This wasn't the first time the 49ers tried to trade for Anquan Boldin.
Back in 2009, they dialed the Cardinals, who had the expensive problem of having both Boldin and Larry Fitzgerald on the roster, to see what Arizona was seeking for Boldin. The Cardinals, however, weren't willing to trade the big, bruising wideout in the division.
Soon after, the 49ers drafted Michael Crabtree, whom then-general manager Scot McCloughan said was the "closest thing I've seen to Anquan Boldin in college."
Said McCloughan on draft day of Crabtree: "He's got excellent hands, and he's got the physical attributes to play on the NFL level and to make plays. He's a highly competitive guy who's not afraid, whatsoever. There are faster guys in the draft, no doubt about it. There will be faster guys in the NFL. But he brings a unique quality to play physical and make plays on the NFL level."
Which raises a question: Can the 49ers prosper with two, similar starting wideouts, neither of whom is known for stretching defensive secondaries? Last year, Crabtree had a career-best season with fleet-footed Randy Moss - at the end of the season, anyway - opposite him. In Baltimore, Boldin was complemented by burners Torrey Smith and Jacoby Jones.

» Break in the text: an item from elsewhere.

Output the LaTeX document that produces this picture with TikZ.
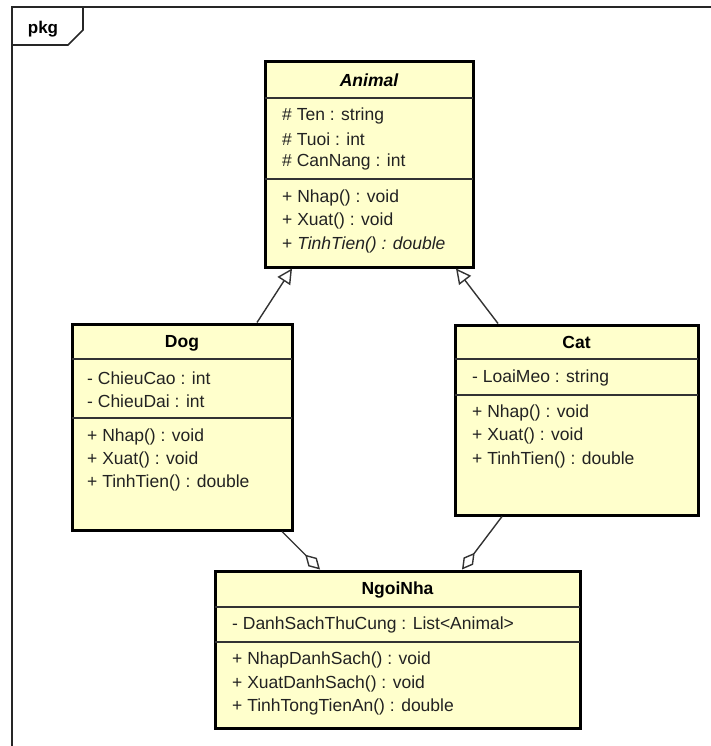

The situation certainly is not unprecedented. Fitzgerald isn't a track star, either, and he and Boldin were the NFL's top receiving tandem when they were in Arizona. The 49ers also have one of the fastest tight ends in the league, Vernon Davis, and surely will work in a third receiver - whether it's A.J. Jenkins or Kyle Williams or, eventually, Mario Manningham - who does have speed.
Boldin's role also is interesting to consider. Unlike Moss, he's an excellent blocker and has been one of the most physical wideouts in the NFL for the last decade. He's also made a career out of catching passes over and across the middle of the defense. (See: 2012 playoffs; opening-drive score in Super Bowl).
In that way, he acts a lot like a tight end. No, he's not as good a blocker as the 49ers' Delanie Walker, who is poised to test free agency. And Walker does not have Boldin's pass-catching prowess, as his multiple drops in 2012 illustrated. But you have to wonder whether Boldin could take over some of Walker's roles in the 49ers' offense should Walker land elsewhere.